March 26, 2014 : By Drew Menard/Liberty University News Service

Sen. Mark Warner speaks at Liberty University Convocation.

Senior U.S. Senator Mark Warner of Virginia visited the campus of Liberty University Wednesday, March 26, and took the opportunity to speak to about 10,000 of Liberty’s residential students in Convocation. He inspired them to pursue their dreams with tenacity and not be deterred by failure.

Earlier in the day Warner gave a legislative update, hosted by Liberty and the Lynchburg (Va.) Regional Chamber of Commerce, in the university’s new $50 million Jerry Falwell Library.

As he spoke to Liberty students, Warner praised them for their energy and faith, saying Washington could use more of that and that he hopes to bring that spirit with him back to the capital.

He also praised the new Jerry Falwell Library, calling it “as world class as anything I have ever seen in Virginia or anywhere in the nation.”

Warner was introduced at Convocation by President Jerry Falwell, Jr., who shared highlights of the senator’s career.

Before transitioning into politics, Warner was a successful businessman for many years. He was an early investor in cellphone technology and co-founded Nextel. Warner served as Governor of Virginia from 2002-06 and was elected to the Senate in 2008.

Warner told students that “not everyone lives a straight line of success … one of the most important lessons you can learn … is to try and fail.” As an example, Warner shared his own story of attempting to start businesses as a recent law school graduate and ultimately failing several times before he gained success.

He explained that one of the advantages of living in “the greatest country in the world” is that despite its challenges, one can succeed in the wake of failure because there are so many opportunities.

“In America, it is not about where you started, it is not even about how you get there, but it is the fact that in America you can fail, and there is nothing wrong with it,” Warner said. “That is the antithesis of what we are taught … that we are only measured by our success. I think a human being is not only measured by his or her success but by how they deal with failure, how they deal with adversity.”

Warner also talked about the need to work together to achieve success — in spite of differences. We must recognize that there are “powers greater than any of us individually,” he said.

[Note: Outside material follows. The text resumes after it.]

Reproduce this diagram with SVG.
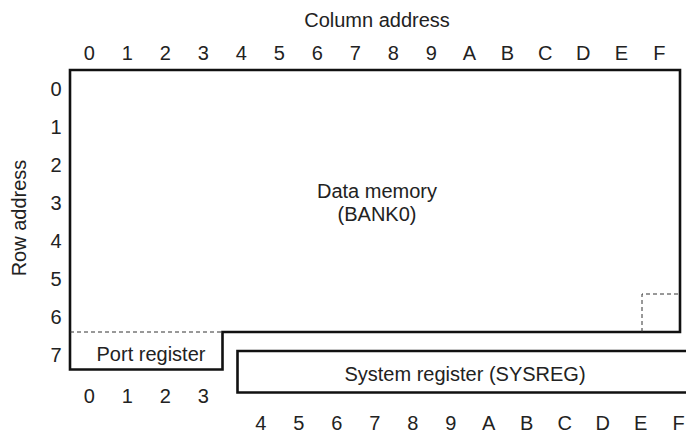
<svg xmlns="http://www.w3.org/2000/svg" width="686" height="436" viewBox="0 0 686 436">
<style>
text{font-family:"Liberation Sans",Arial,sans-serif;font-size:20px;fill:#222;text-anchor:middle}
.box{fill:none;stroke:#111;stroke-width:2.6;stroke-linejoin:miter}
.dash{fill:none;stroke:#333;stroke-width:1;stroke-dasharray:4 3}
</style>
<rect width="686" height="436" fill="#fff"/>
<g id="axis-titles">
<text x="377" y="26.5">Column address</text>
<text transform="translate(26 218) rotate(-90)">Row address</text>
</g>
<g id="column-labels-top">
<text x="89.3" y="60">0</text><text x="127.3" y="60">1</text><text x="165.3" y="60">2</text><text x="203.3" y="60">3</text>
<text x="241.3" y="60">4</text><text x="279.3" y="60">5</text><text x="317.3" y="60">6</text><text x="355.3" y="60">7</text>
<text x="393.3" y="60">8</text><text x="431.3" y="60">9</text><text x="469.3" y="60">A</text><text x="507.3" y="60">B</text>
<text x="545.3" y="60">C</text><text x="583.3" y="60">D</text><text x="621.3" y="60">E</text><text x="659.3" y="60">F</text>
</g>
<g id="row-labels">
<text x="56" y="96">0</text><text x="56" y="134">1</text><text x="56" y="172">2</text><text x="56" y="210">3</text>
<text x="56" y="248">4</text><text x="56" y="286">5</text><text x="56" y="324">6</text><text x="56" y="362">7</text>
</g>
<g id="column-labels-port">
<text x="89.3" y="403">0</text><text x="127.3" y="403">1</text><text x="165.3" y="403">2</text><text x="203.3" y="403">3</text>
</g>
<g id="column-labels-sysreg">
<text x="260.7" y="430">4</text><text x="298.7" y="430">5</text><text x="336.7" y="430">6</text><text x="374.7" y="430">7</text>
<text x="412.7" y="430">8</text><text x="450.7" y="430">9</text><text x="488.7" y="430">A</text><text x="526.7" y="430">B</text>
<text x="564.7" y="430">C</text><text x="602.7" y="430">D</text><text x="640.7" y="430">E</text><text x="678.7" y="430">F</text>
</g>
<g id="data-memory">
<path class="box" d="M70,70 H680 V332 H222.5 V369.5 H70 Z"/>
<path class="dash" d="M70,332 H222.5"/>
<path class="dash" d="M642,332 V294 H680"/>
<text x="377" y="198">Data memory</text>
<text x="377" y="221">(BANK0)</text>
</g>
<g id="port-register">
<text x="151" y="361">Port register</text>
</g>
<g id="system-register">
<path class="box" d="M700,351 H237.5 V392.5 H700"/>
<text x="465" y="381">System register (SYSREG)</text>
</g>
<g id="connectors"></g>
</svg>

Warner gives a legislative update in the Jerry Falwell Library.
U.S. Sen. Mark Warner gave a legislative update in the Caudell Reading Room of the Jerry Falwell Library on March 26, 2014.

Earlier in the day, Warner gave a 30-minute legislative update to community leaders on the work he is doing in Washington in the library’s Caudell Reading Room.

Before the event, Christine Kennedy, the Chamber of Commerce’s executive vice president, shared the significance of meeting on Liberty’s campus in light of the chamber’s strategy for economic development, which includes economic vitality and a solid business model.

“In considering an economic driver in this community, we couldn’t think of a better place to be than Liberty University,” Kennedy said, noting that the university is adding more than 7,000 jobs to the community and is in the midst of a $500 million campus rebuilding. She pointed out that during this phase Liberty’s cash reserves will not drop below $1.2 billion.

Kennedy also said that Liberty students, faculty, and staff volunteer more than 750,000 hours of service every year.

She and Warner both celebrated Liberty’s online education program, which is one of the nation’s largest and has revolutionized higher education by making it more accessible and affordable.

Warner shared updates on several political issues, including foreign policy and what is happening in the Ukraine, education and student debt, the challenges of the Affordable Care Act, and fiscal responsibility.

While visiting campus, Warner repeatedly said that he wishes the U.S. government would follow a business model similar to Liberty, where the books are balanced and the budget is managed responsibly.

Warner speaks in the Caudell Reading Room at the Jerry Falwell Library.